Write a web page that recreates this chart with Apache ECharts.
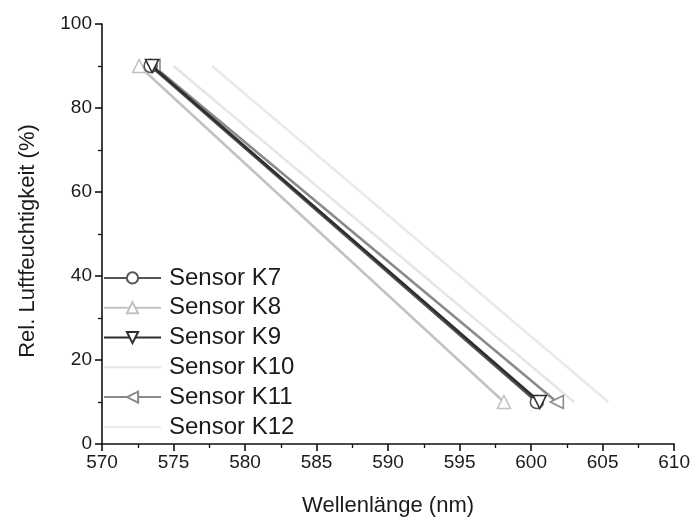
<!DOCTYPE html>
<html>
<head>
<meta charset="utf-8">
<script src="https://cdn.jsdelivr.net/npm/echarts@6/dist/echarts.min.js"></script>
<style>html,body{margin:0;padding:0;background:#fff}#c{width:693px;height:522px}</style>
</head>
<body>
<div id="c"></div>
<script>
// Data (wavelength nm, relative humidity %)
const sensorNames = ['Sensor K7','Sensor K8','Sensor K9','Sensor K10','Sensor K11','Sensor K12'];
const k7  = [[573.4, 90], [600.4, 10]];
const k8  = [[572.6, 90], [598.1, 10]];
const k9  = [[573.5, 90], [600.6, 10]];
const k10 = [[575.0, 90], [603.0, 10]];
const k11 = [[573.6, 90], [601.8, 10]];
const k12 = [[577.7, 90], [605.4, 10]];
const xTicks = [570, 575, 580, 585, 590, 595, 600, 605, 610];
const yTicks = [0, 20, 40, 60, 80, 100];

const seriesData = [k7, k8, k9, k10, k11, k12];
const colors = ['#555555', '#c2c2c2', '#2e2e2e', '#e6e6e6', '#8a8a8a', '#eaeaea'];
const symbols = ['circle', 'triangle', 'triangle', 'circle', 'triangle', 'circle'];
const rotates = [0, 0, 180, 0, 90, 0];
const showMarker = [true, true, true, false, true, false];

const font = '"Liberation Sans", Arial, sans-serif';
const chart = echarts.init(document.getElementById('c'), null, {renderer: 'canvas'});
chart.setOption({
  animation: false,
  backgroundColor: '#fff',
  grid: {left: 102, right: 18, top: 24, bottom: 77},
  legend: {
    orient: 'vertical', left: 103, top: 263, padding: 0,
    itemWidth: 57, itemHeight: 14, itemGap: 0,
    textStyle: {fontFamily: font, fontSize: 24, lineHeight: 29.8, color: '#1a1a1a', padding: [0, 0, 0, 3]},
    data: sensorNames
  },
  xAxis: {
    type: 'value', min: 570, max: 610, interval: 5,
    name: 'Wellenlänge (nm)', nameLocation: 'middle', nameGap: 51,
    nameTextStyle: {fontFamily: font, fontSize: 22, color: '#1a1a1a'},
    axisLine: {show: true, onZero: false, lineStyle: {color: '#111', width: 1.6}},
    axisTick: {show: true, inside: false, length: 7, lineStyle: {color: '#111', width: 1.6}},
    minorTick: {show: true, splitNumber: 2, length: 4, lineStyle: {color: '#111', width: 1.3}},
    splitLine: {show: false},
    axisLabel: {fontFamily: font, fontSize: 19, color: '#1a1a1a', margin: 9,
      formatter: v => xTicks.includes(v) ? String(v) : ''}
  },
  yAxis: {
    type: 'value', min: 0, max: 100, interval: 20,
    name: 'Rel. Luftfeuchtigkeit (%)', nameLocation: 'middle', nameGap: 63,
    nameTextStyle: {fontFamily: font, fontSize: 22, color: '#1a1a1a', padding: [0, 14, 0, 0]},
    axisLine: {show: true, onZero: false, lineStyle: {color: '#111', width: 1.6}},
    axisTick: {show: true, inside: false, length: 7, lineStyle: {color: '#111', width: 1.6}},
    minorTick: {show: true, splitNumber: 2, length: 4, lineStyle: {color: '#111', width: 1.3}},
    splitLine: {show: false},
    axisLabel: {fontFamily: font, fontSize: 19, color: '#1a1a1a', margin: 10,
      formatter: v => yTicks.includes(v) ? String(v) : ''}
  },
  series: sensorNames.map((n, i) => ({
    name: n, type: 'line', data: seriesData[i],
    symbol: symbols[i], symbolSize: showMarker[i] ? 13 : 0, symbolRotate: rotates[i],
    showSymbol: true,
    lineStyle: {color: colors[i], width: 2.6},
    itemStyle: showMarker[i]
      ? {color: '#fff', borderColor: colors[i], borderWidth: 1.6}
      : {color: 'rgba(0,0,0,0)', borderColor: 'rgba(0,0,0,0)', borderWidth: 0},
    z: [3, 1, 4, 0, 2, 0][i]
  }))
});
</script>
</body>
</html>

....................

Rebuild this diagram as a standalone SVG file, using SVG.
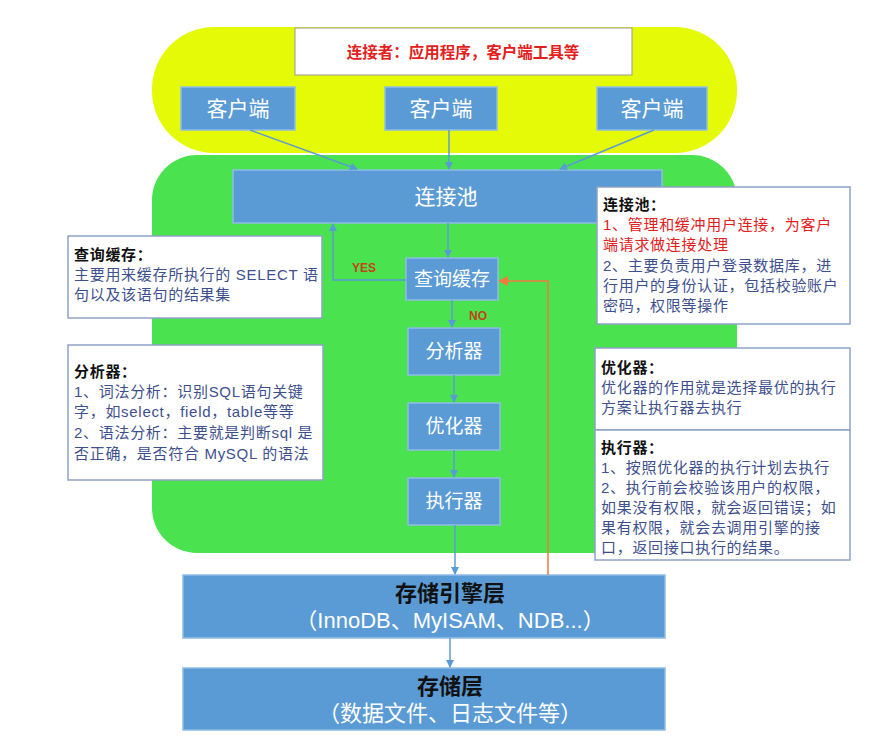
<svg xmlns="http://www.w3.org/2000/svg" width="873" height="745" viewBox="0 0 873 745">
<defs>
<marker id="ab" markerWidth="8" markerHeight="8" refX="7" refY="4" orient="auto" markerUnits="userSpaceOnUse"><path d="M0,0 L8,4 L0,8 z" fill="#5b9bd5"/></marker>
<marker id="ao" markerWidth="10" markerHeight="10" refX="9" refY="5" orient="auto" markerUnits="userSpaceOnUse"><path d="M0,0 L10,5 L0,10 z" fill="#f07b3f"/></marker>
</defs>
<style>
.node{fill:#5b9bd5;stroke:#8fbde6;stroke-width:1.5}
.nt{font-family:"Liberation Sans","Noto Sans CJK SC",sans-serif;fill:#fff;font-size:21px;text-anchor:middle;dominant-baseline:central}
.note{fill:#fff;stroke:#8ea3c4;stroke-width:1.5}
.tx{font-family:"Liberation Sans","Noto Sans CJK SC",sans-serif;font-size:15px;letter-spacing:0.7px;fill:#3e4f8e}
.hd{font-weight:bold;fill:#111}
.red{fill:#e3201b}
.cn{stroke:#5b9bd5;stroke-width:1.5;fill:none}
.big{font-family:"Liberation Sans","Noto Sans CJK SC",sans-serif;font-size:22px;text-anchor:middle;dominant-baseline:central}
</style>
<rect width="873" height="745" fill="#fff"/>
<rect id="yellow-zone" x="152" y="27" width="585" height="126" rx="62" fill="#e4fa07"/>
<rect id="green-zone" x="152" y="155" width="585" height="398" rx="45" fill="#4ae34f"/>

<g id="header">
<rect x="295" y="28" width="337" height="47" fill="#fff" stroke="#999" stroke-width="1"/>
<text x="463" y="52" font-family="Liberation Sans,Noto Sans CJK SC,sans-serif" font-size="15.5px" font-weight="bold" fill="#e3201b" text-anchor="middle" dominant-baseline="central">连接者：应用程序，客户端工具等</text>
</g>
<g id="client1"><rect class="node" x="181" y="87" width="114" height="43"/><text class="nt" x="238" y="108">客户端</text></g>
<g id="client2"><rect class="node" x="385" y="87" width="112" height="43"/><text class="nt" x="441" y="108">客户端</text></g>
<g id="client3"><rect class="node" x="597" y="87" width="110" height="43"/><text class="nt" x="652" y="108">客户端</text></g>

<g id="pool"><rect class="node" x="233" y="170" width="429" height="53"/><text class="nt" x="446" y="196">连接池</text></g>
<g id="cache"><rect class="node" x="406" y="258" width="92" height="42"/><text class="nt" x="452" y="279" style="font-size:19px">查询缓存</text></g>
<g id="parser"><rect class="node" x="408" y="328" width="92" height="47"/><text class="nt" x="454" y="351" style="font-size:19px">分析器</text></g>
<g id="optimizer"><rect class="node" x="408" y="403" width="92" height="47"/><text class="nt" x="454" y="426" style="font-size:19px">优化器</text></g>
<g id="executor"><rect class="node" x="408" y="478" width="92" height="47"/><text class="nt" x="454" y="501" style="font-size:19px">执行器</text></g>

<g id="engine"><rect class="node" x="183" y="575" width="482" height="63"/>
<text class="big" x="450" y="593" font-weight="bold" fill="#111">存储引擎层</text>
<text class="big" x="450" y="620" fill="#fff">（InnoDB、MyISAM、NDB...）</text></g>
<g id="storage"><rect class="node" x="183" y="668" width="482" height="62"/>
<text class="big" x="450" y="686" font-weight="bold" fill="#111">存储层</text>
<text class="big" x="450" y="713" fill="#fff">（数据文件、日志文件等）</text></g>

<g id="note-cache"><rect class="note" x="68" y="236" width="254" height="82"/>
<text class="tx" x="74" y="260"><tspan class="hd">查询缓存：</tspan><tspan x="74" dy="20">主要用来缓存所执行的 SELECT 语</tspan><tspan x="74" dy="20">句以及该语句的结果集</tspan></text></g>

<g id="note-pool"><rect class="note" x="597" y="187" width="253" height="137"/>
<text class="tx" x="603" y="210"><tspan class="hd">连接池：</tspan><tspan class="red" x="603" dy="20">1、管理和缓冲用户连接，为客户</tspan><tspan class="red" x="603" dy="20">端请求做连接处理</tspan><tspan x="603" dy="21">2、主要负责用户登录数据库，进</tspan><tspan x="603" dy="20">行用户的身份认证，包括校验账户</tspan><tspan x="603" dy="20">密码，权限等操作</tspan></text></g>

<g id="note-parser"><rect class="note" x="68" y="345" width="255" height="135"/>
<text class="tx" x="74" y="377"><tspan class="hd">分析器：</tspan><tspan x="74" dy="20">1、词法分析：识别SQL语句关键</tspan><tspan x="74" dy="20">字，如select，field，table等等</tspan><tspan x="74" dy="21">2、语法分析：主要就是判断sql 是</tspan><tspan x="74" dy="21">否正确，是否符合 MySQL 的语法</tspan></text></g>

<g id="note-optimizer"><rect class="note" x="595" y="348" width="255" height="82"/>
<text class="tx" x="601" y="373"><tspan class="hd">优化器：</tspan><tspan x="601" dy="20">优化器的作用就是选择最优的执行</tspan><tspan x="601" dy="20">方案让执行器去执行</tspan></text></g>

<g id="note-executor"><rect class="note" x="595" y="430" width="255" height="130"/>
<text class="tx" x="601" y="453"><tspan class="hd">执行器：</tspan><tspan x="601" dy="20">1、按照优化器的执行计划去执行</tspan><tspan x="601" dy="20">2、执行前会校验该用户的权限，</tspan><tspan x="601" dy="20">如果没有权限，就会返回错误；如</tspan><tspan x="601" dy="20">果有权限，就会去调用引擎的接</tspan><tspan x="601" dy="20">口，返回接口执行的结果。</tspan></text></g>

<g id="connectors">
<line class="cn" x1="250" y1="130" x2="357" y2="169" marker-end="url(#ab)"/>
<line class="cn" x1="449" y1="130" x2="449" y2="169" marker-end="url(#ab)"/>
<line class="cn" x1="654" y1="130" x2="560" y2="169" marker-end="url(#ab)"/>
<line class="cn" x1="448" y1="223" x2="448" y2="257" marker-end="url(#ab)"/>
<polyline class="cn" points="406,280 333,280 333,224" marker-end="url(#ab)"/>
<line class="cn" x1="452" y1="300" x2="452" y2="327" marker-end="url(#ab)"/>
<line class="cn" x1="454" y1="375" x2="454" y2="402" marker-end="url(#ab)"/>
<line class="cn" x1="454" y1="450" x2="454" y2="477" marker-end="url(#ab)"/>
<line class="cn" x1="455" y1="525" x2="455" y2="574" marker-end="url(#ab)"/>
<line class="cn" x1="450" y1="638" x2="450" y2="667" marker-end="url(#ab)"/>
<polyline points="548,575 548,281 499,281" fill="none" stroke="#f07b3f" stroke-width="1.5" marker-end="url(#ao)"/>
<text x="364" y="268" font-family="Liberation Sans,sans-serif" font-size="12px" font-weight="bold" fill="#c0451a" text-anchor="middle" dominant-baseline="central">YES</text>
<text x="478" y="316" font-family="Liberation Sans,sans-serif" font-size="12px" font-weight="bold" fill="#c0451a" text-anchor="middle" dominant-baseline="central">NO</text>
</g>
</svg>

....................

> **Exercise aim**
Using the entries above, state how many lines include the word "this", with no other words.

> **Exercise response**
2